Electronic – How does active power factor correction in computer power supplies work

power supplypower-factor-correction

I'm not looking for very detailed explanation (although it would be welcome). I'm more looking to intuitively understand how it works.

Basically in computer PSU I have input followed by filters followed by PFC circuit followed by switch followed by transformer followed by rectified and in the end I have output filtering and consumer. From what I've read the same PWM circuit which controls the switch and regulates voltage at the output also controls the active power factor correction.

What I don't get is the way the power factor is actually corrected.

Here's a picture:

Active PC from hardwaresecrets.com

How do those two transistors work here and how would the PFC controller determine that the power factor is bad?

I know that the power factor is usually corrected with coils and capacitors and I see both here, but I don't understand what actually happens when one of the transistors starts to conduct, why two transistors are needed and how that affects the power factor.

Best Answer

The power factor is managed ("corrected" is really the wrong term, although its the common one) by making the current follow the voltage. In your schematic, the bus voltage will be a bit higher than the peaks for the AC waveform. The inductor, FETs, diode, and capacitor form a boost converter. This converter takes the rectified AC input voltage and makes the bus voltage.

If the control system only regulated the output voltage, there would be no PFC happening. What it does instead is regulate the average current thru the diode to be proportional to the instantaneous rectified AC input voltage. Remember that the ideal load from a power factor point of view has the current in phase with the voltage. Another way of looking at it is that load on the AC line needs to look resistive. Just like a real resistor, you want to keep the current proportional to the voltage.

Of course that is at odds with regulating the bus voltage. This is handled by having a fast response to the AC input voltage but a much slower response to regulating the bus voltage.
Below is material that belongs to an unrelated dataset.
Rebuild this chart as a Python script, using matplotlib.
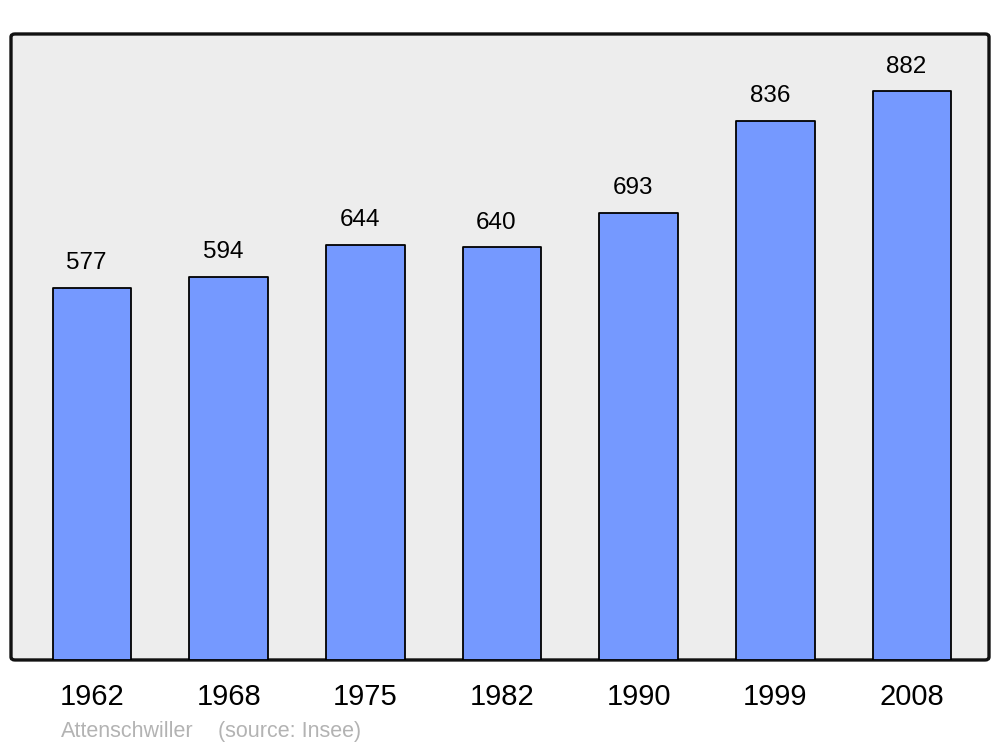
import matplotlib
matplotlib.use("Agg")
import matplotlib.pyplot as plt
from matplotlib.patches import FancyBboxPatch

years = ["1962", "1968", "1975", "1982", "1990", "1999", "2008"]
population = [577, 594, 644, 640, 693, 836, 882]
commune = "Attenschwiller"
source = "(source: Insee)"

plt.rcParams['font.family'] = ['Liberation Sans', 'DejaVu Sans']

fig = plt.figure(figsize=(10, 7.47), dpi=100)
fig.patch.set_facecolor('white')

ax_l, ax_b, ax_w, ax_h = 0.011, 0.1165, 0.978, 0.838
# rounded background frame
frame = FancyBboxPatch((ax_l, ax_b), ax_w, ax_h,
                       boxstyle="round,pad=0,rounding_size=0.004",
                       transform=fig.transFigure, facecolor='#ededed',
                       edgecolor='#111111', linewidth=2.4, zorder=-1)
fig.patches.append(frame)

ax = fig.add_axes([ax_l, ax_b, ax_w, ax_h])
ax.set_facecolor('none')
for s in ax.spines.values():
    s.set_visible(False)

x = list(range(len(years)))
bars = ax.bar(x, population, width=0.575, color='#7599ff', edgecolor='#000000',
              linewidth=1.3, zorder=2)
for b in bars:
    b.set_joinstyle('round')

ax.set_xlim(-0.593, 6.563)
ax.set_ylim(0, 971)
ax.set_yticks([])
ax.set_xticks(x)
ax.set_xticklabels(years, fontsize=21)
ax.tick_params(axis='x', length=0, pad=16.5)

for xi, v in zip(x, population):
    ax.annotate(str(v), xy=(xi, v), xytext=(-4, 13.5), textcoords='offset points',
                ha='center', va='baseline', fontsize=17.5, color='black')

fig.text(0.061, 0.013, commune, fontsize=15.5, color='#b3b3b3', ha='left', va='baseline')
fig.text(0.218, 0.013, source, fontsize=15.5, color='#b3b3b3', ha='left', va='baseline')

fig.savefig("out.png", dpi=100)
In other words, the AC line still sees a resistance, but the resistance value is slowly changed as needed to keep the bus voltage near its target value.

You can check out my Digital PFC Control writeup for more background on PFC and a way I came up with to keep the current proportional to the voltage without having to measure the current. I've got a patent on that, which also includes using digital computation to control the bus voltage more accurately. With a little computational power, you can know what ripple is caused on the bus due to following the AC line voltage, then use that to determine what changed due to varying demand from the load. This allows adjusting to load changes more quickly than the conventional approach but without defeating the PFC function.